Using "regular expressions"

  • 7 Replies
  • 470 Views
*

ron

  • Administrator
  • Guru
  • *****
  • 3,238
Using "regular expressions"
« on: February 24, 2017, 06:45:06 »
8th has PCRE regular expressions (aka: "regex") built-in.  So if you're familiar with regex in perl or other languages, you pretty much know how to use them in 8th.

You can create a regex using the "/" lead-in character, like:  /cat/.  Alternatively, you can create one from a string like: "cat" r:new.  Due to the vagaries of parsing, one may be better than the other in your situation.  The second option lets you build a regex at run-time and create it, while the first does not.

Once you have a regex, you use it to find matches.  So for instance, you might do: "cat in the hat" /.at/ tuck r:match .s cr.  That will show the number "1" on TOS, followed by the regex you created.  The "1" means there is exactly one matching pattern for that regex in the given string.  It does not mean that there is only one match in the string all-told!

To get the text of the match, type drop 0 r:@ . cr.  Now you'll see "cat" printed on the string.  To get further matches, type dup r:+match .s cr and see that it produces a '1' again.  Now if you do the regex print you'll see "hat".  If you repeat this process again, the r:+match will return null (in 17.02 and later, it will return 0).

Unexpected things:  you may think that if you have a string like "1234567" and you match against /\d\d\d/ that your first match is "123" (true) and that the second match is "456".  The latter is not true, because "r:+match" continues the match from one character beyond the beginning of the previous match.  In 17.02 and later there is r:++match which matches from the end of the previous match.  But r:+match will return "234" in the above case.

Other 17.02 and later changes:  the "match" words no longer consume the regex, acting like most other words.  Thus after r:match, the regex used will remain on the stack, just under the number of matches.  The r:++match word is new.  The match words return 0 instead of null if there is not a match.  The r:/ word now returns an array of all matches from the matched string, which is more convenient than the 17.01 and prior behavior. 

These are all breaking changes if you are using regex, so please be aware of them when updating to 17.02 and later!

*

Dirt Meister

  • Guru
  • *****
  • 567
Re: Using "regular expressions"
« Reply #1 on: February 25, 2017, 00:08:19 »
Cool!
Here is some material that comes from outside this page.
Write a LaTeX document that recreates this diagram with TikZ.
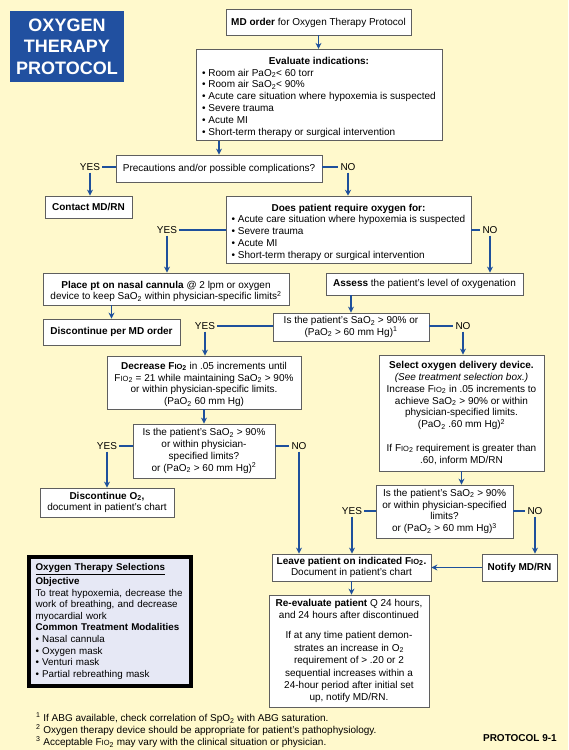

Love the new changes!

*

d.k

  • Apprentice
  • **
  • 32
Re: Using "regular expressions"
« Reply #2 on: February 27, 2017, 19:34:38 »
Me too! :)

*

Stefen8

  • Novice
  • *
  • 1
Re: Using "regular expressions"
« Reply #3 on: March 13, 2017, 10:26:15 »
Perfect! I love it. Thanks for that  8)

*

ron

  • Administrator
  • Guru
  • *****
  • 3,238
Re: Using "regular expressions"
« Reply #4 on: March 13, 2017, 10:27:18 »
You're welcome

*

RichAMead

  • beta
  • Guru
  • *****
  • 593
  • "We all live in a big black hole. No, really."
Re: Using "regular expressions"
« Reply #5 on: March 13, 2017, 16:00:36 »
Can you explain the change to 'r:/' a bit more?  It was already returning an array of the matches (or null) - or at least the matched capturing groups, to be specific...  are you saying that it will now return matches as if using the 'g' (global) option by default?  If so, why was this change made - was it not possible to add the option to the regex and get the same result?

*

ron

  • Administrator
  • Guru
  • *****
  • 3,238
Re: Using "regular expressions"
« Reply #6 on: March 13, 2017, 16:14:23 »
The older version did not work unless there were capturing subexpressions, and it matched only the first match.
The new version matches whether or not there is capturing, and it matches all matches, which is what you would probably expect from a "split" functionality.

In the older version: "abcdef" /.../ r:/ gives [].

In the new version it gives ["abc","bcd","cde","def"]

*

RichAMead

  • beta
  • Guru
  • *****
  • 593
  • "We all live in a big black hole. No, really."
Re: Using "regular expressions"
« Reply #7 on: March 17, 2017, 03:01:05 »
Very nice summary.  Thanks!